Requirement
Write out each line exactly as given. Leave the pictures out of your copy.

Data section
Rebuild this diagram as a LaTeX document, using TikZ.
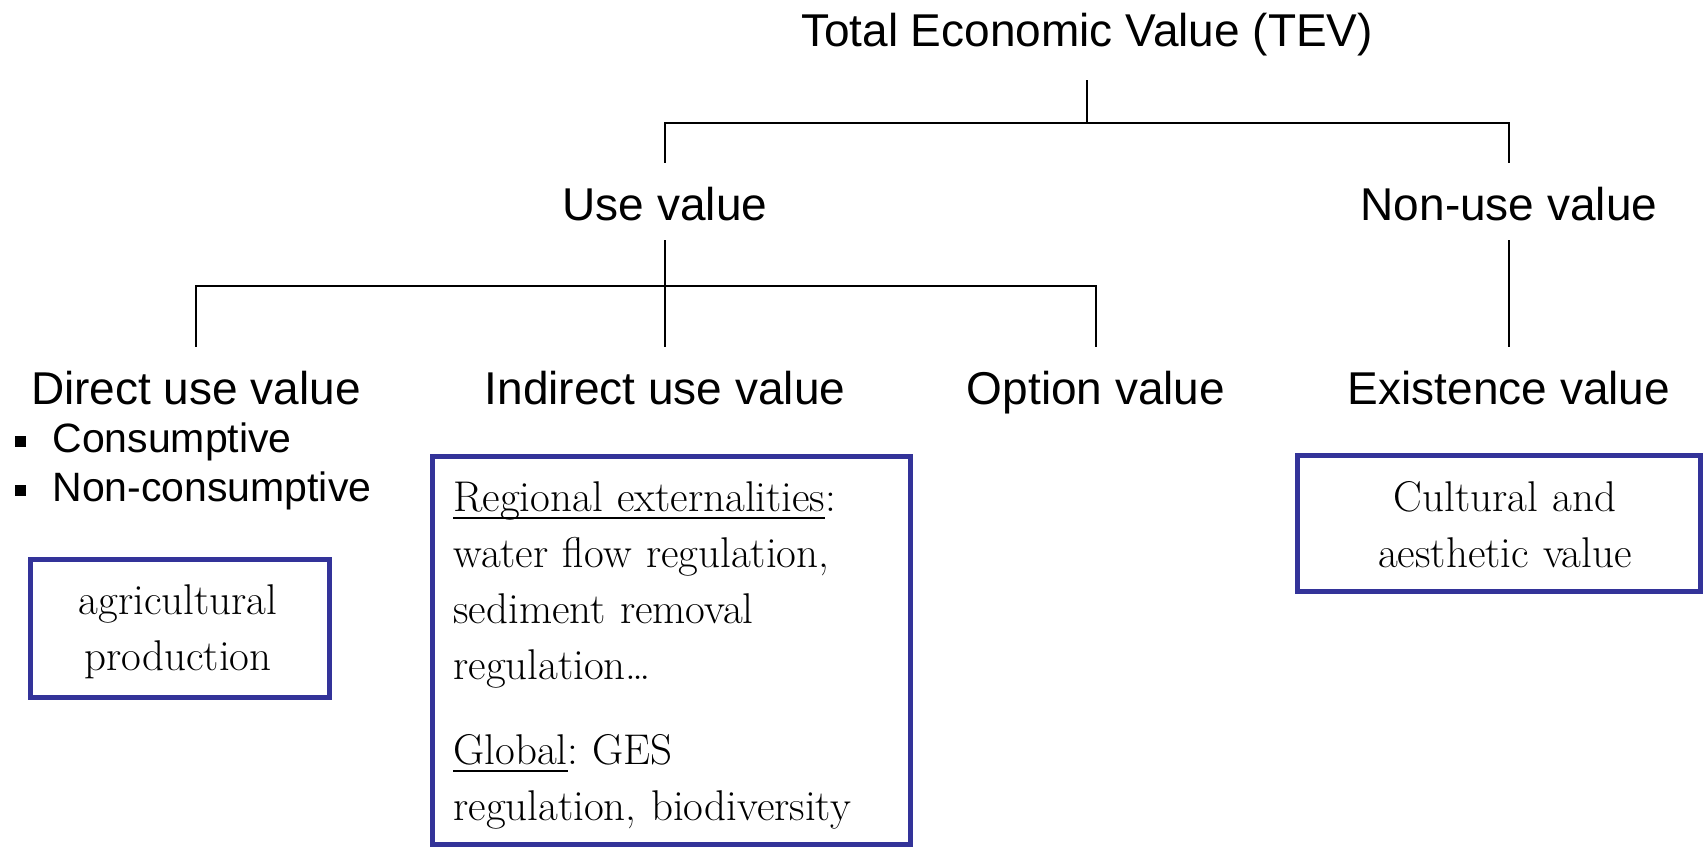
\documentclass[tikz,border=0pt]{standalone}
\usepackage{fontspec}
\setsansfont{Liberation Sans}
\usepackage{tikz}

\definecolor{boxblue}{RGB}{51,51,153}
\newcommand{\ulword}[1]{\leavevmode\setbox0\hbox{#1}\rlap{\rule[-3.5pt]{\wd0}{1pt}}\box0}
\newcommand{\sqbullet}{\rule[2.75pt]{5.5pt}{5.5pt}\hspace{13pt}}

\begin{document}
\begin{tikzpicture}[x=0.5pt, y=-0.5pt,
	lbl/.style={font=\sffamily\fontsize{23}{27}\selectfont, inner sep=0pt, text height=29pt, text depth=9.5pt, anchor=base},
	item/.style={font=\sffamily\fontsize{20.5}{24}\selectfont, inner sep=0pt, anchor=base west},
	link/.style={line width=0.9pt},
	valbox/.style={draw=boxblue, line width=2.5pt, inner sep=0pt},
	boxtext/.style={font=\fontsize{21.5}{28}\selectfont\frenchspacing, inner sep=0pt, anchor=base}]
	
	\useasboundingbox (0, 0) rectangle (1704, 849);
	
	\node[lbl, text depth=16.5pt] (tev) at (1087, 47) {Total Economic Value (TEV)};
	
	\node[lbl] (use) at (665, 221) {Use value};
	\node[lbl] (nonuse) at (1509, 221) {Non-use value};
	
	\node[lbl] (direct) at (196, 405) {Direct use value};
	\node[lbl] (indirect) at (665, 405) {Indirect use value};
	\node[lbl] (option) at (1096, 405) {Option value};
	\node[lbl] (existence) at (1509, 405) {Existence value};
	
	\node[item] (cons) at (15, 453) {\sqbullet Consumptive};
	\node[item] (noncons) at (15, 502) {\sqbullet Non-consumptive};
	
	\coordinate (top) at (1087, 123);
	\coordinate (mid) at (665, 286);
	
	\draw[link] (tev.south) -- (top);
	\draw[link] (use.north) |- (top) -| (nonuse.north);
	\draw[link] (use.south) -- (indirect.north);
	\draw[link] (direct.north) |- (mid) -| (option.north);
	\draw[link] (nonuse.south) -- (existence.north);
	
	\node[valbox, minimum width=149.5pt, minimum height=69pt] (agribox) at (180, 628.5) {};
	\node[valbox, minimum width=239pt, minimum height=194pt] (regbox) at (671.5, 650.5) {};
	\node[valbox, minimum width=201.5pt, minimum height=68pt] (culbox) at (1499, 523.5) {};
	
	\node[boxtext, text width=140pt, align=center] (agri) at (178, 615) {agricultural\\production};
	\node[boxtext, text width=230pt, align=left, anchor=base west] (regional) at (453, 512)
		{\ulword{Regional externalities}:\\water flow regulation,\\sediment removal\\regulation…\\[14.5pt]\ulword{Global}: GES\\regulation, biodiversity};
	\node[boxtext, text width=190pt, align=center] (cultural) at (1505, 512) {Cultural and\\aesthetic value};
	
\end{tikzpicture}
\end{document}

Complete answer
Rebuild this diagram as a LaTeX document, using TikZ.
\documentclass[tikz,border=0pt]{standalone}
\usepackage{fontspec}
\setsansfont{Liberation Sans}
\usepackage{tikz}

\definecolor{boxblue}{RGB}{51,51,153}
\newcommand{\ulword}[1]{\leavevmode\setbox0\hbox{#1}\rlap{\rule[-3.5pt]{\wd0}{1pt}}\box0}
\newcommand{\sqbullet}{\rule[2.75pt]{5.5pt}{5.5pt}\hspace{13pt}}

\begin{document}
\begin{tikzpicture}[x=0.5pt, y=-0.5pt,
	lbl/.style={font=\sffamily\fontsize{23}{27}\selectfont, inner sep=0pt, text height=29pt, text depth=9.5pt, anchor=base},
	item/.style={font=\sffamily\fontsize{20.5}{24}\selectfont, inner sep=0pt, anchor=base west},
	link/.style={line width=0.9pt},
	valbox/.style={draw=boxblue, line width=2.5pt, inner sep=0pt},
	boxtext/.style={font=\fontsize{21.5}{28}\selectfont\frenchspacing, inner sep=0pt, anchor=base}]
	
	\useasboundingbox (0, 0) rectangle (1704, 849);
	
	\node[lbl, text depth=16.5pt] (tev) at (1087, 47) {Total Economic Value (TEV)};
	
	\node[lbl] (use) at (665, 221) {Use value};
	\node[lbl] (nonuse) at (1509, 221) {Non-use value};
	
	\node[lbl] (direct) at (196, 405) {Direct use value};
	\node[lbl] (indirect) at (665, 405) {Indirect use value};
	\node[lbl] (option) at (1096, 405) {Option value};
	\node[lbl] (existence) at (1509, 405) {Existence value};
	
	\node[item] (cons) at (15, 453) {\sqbullet Consumptive};
	\node[item] (noncons) at (15, 502) {\sqbullet Non-consumptive};
	
	\coordinate (top) at (1087, 123);
	\coordinate (mid) at (665, 286);
	
	\draw[link] (tev.south) -- (top);
	\draw[link] (use.north) |- (top) -| (nonuse.north);
	\draw[link] (use.south) -- (indirect.north);
	\draw[link] (direct.north) |- (mid) -| (option.north);
	\draw[link] (nonuse.south) -- (existence.north);
	
	\node[valbox, minimum width=149.5pt, minimum height=69pt] (agribox) at (180, 628.5) {};
	\node[valbox, minimum width=239pt, minimum height=194pt] (regbox) at (671.5, 650.5) {};
	\node[valbox, minimum width=201.5pt, minimum height=68pt] (culbox) at (1499, 523.5) {};
	
	\node[boxtext, text width=140pt, align=center] (agri) at (178, 615) {agricultural\\production};
	\node[boxtext, text width=230pt, align=left, anchor=base west] (regional) at (453, 512)
		{\ulword{Regional externalities}:\\water flow regulation,\\sediment removal\\regulation…\\[14.5pt]\ulword{Global}: GES\\regulation, biodiversity};
	\node[boxtext, text width=190pt, align=center] (cultural) at (1505, 512) {Cultural and\\aesthetic value};
	
\end{tikzpicture}
\end{document}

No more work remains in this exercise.